Die Another Day (2002), not so much. Again the film seemed to rely heavily on gadgets, which has often been the downfall of many a hero. Whenever Batman is captured, the first thing they take away from him is his utility belt. A hero lost without his toys is less of a hero.
But it also demonstrated a common flaw among the James Bond that had come before. When a series – on film or in comic books – begins to move away from character and focus more on gimmicks such as stunts, special effects, guest stars or gadgets, the series becomes less of an engaging story and more of a empty showpiece, winking at the audience as if to say, “Look what we can do. Aren’t we clever?”
Daniel Craig’s debut outing in Casino Royale (2006) proved a return to basics was essential, as it had been with For Your Eyes Only in 1981 and On Her Majesty’s Secret Service in 1969. Say what you will about George Lazenby’s only outing as James Bond, but aside from being perhaps overly long, it’s not a bad film. Lazenby has been, in my opinion, unfairly criticized for diminishing the series as a whole. Let’s face it, Sean Connery is a hard act for anyone to follow.

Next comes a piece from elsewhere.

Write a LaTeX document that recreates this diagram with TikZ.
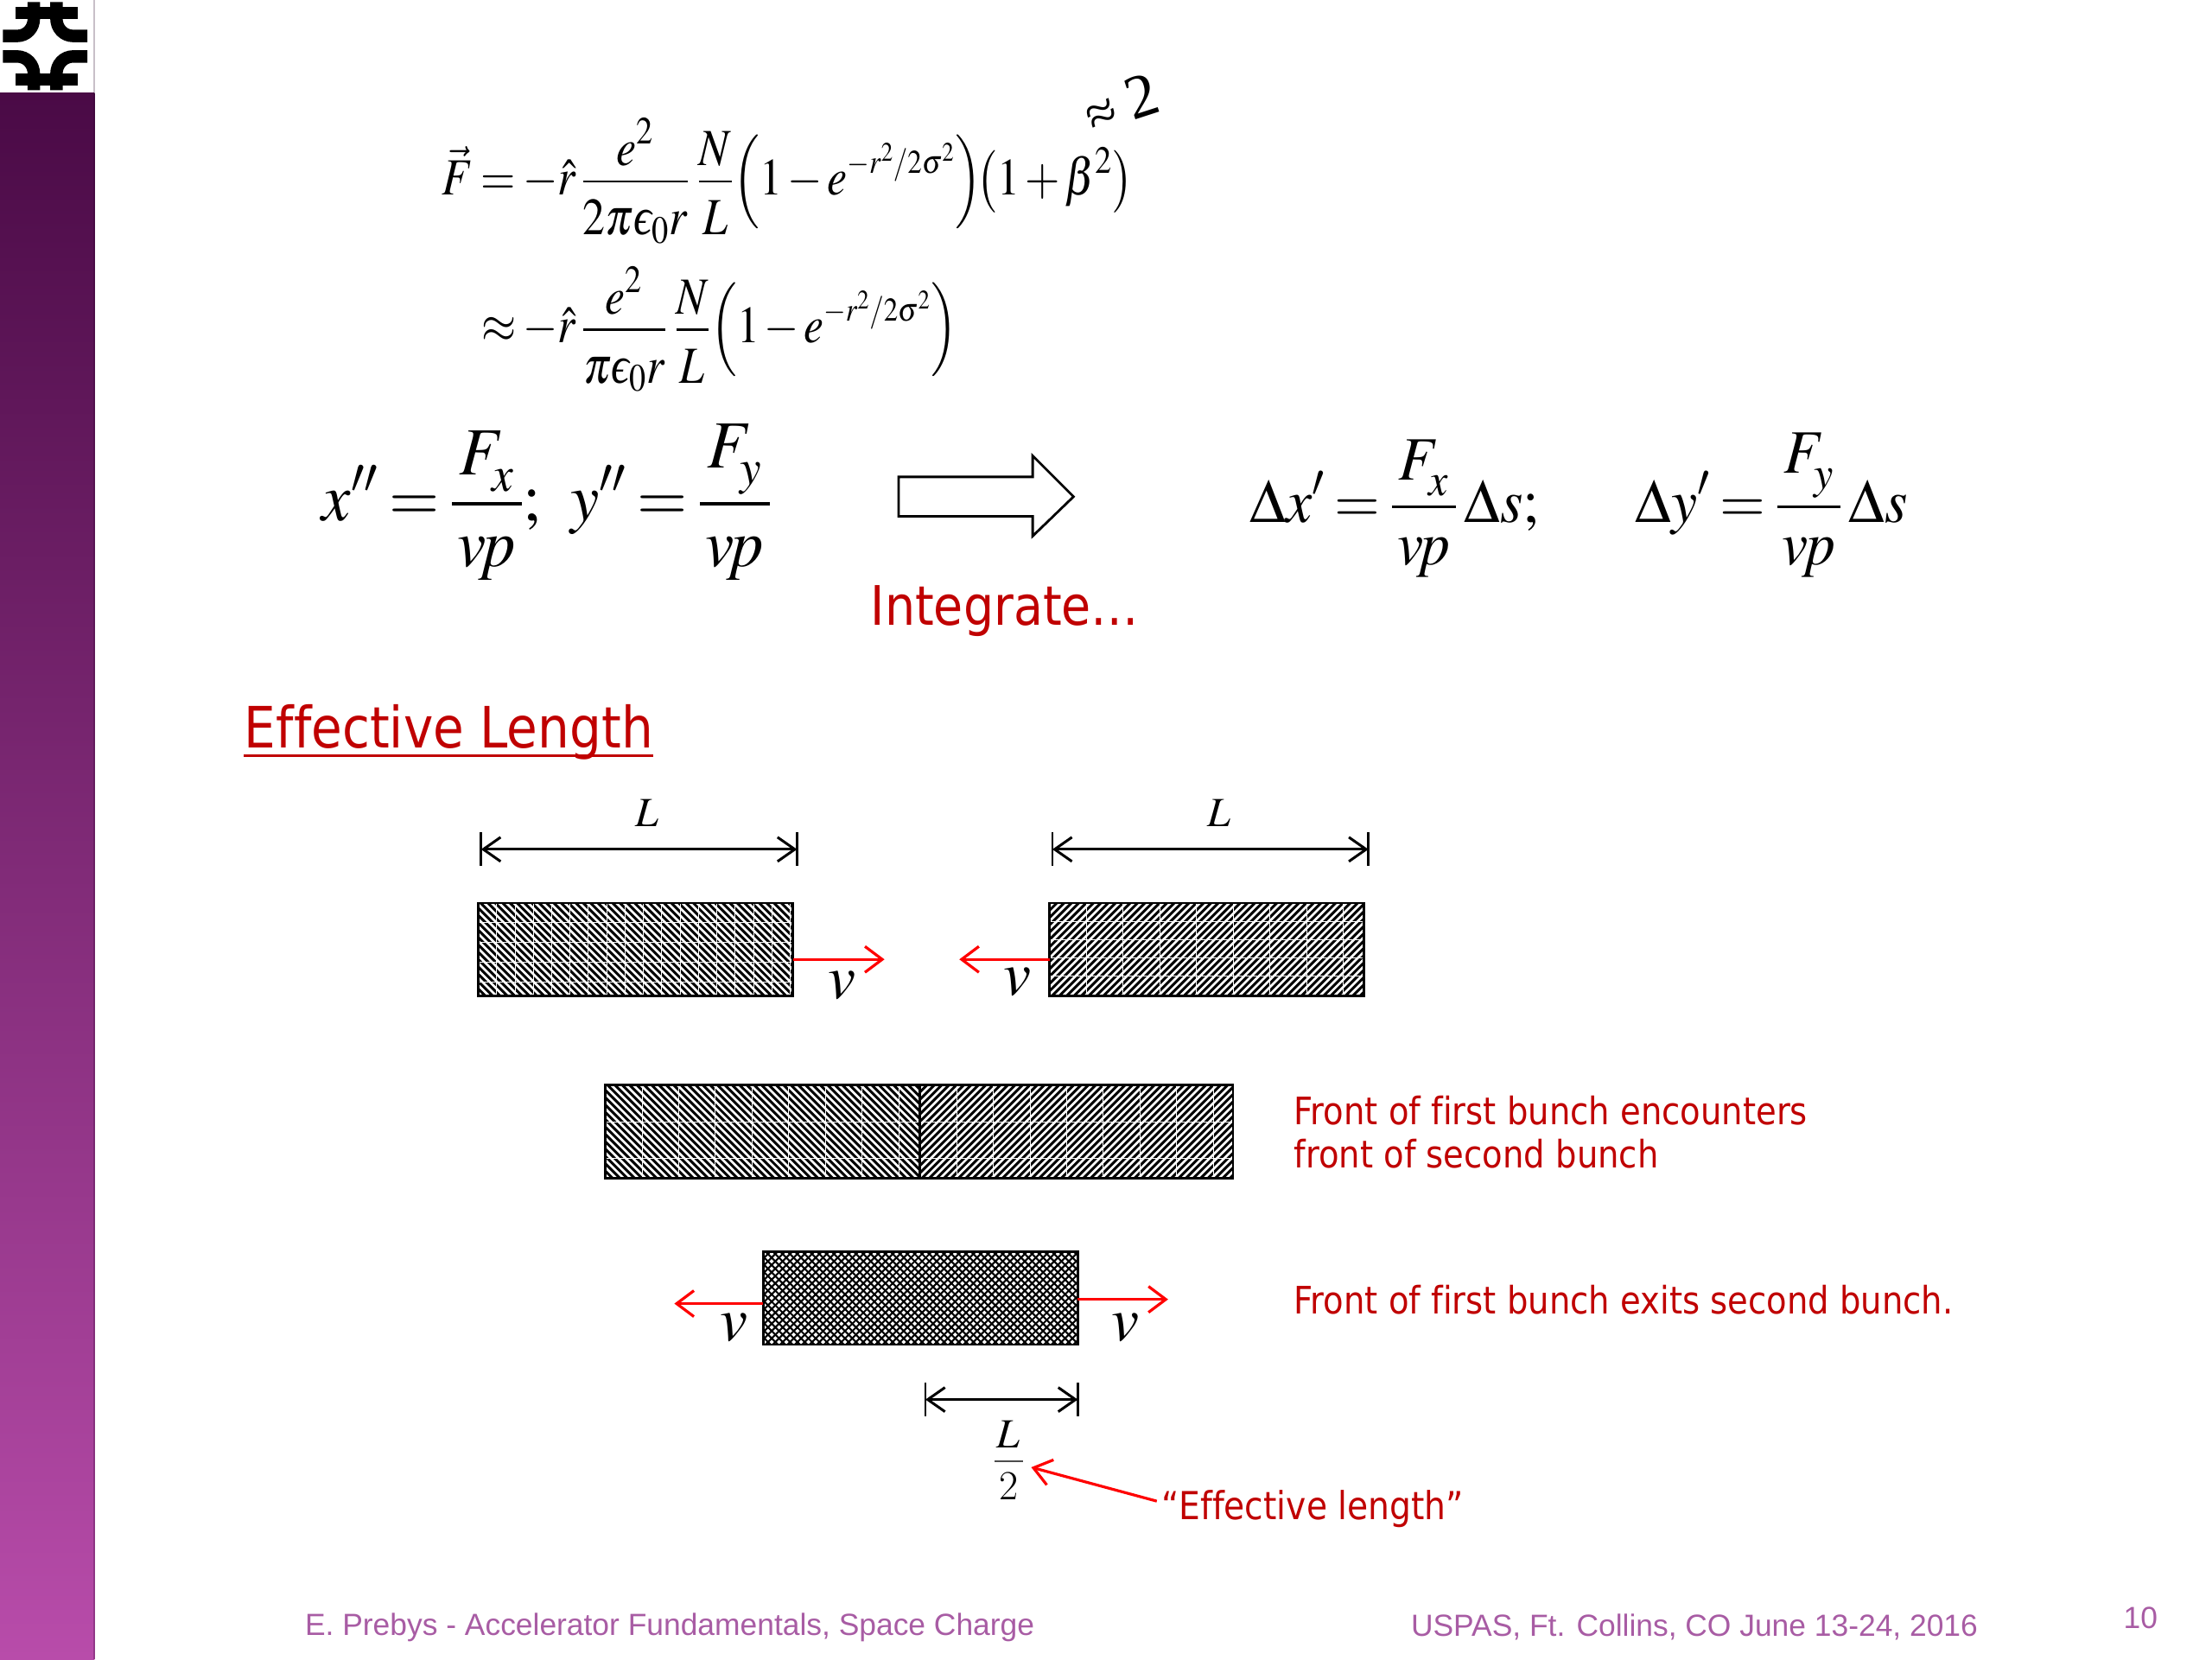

Perhaps had Lazenby made another Bond film or two, it would be possible to better critique his performance as 007.
While Sean Connery returned to the role in 1983’s Never Say Never Again, a remake of Thunderball (1965), I would be remiss if I didn’t mention what is undoubtedly the lowest point for James Bond on film – Operation Double 007 (1967). Sometimes catalogued as Operation Kid Brother or OK Connery, it stars Sean’s brother Neil Connery, who is hired by Bernard Lee and Lois Maxwell, seemingly reprising their roles as M and Miss Moneypenny respectively, though they are never mentioned by name. The movie also features other James Bond alumnae such as Adolfo Celi (Emilio Largo in Thunderball), Anthony Dawson (Professor R.J. Dent in Dr. No) and Daniela Bianchi (Tatiana Romanova in From Russia With Love). Only the Mystery Science Theater 3000 version makes the film watchable, and even then it takes some effort.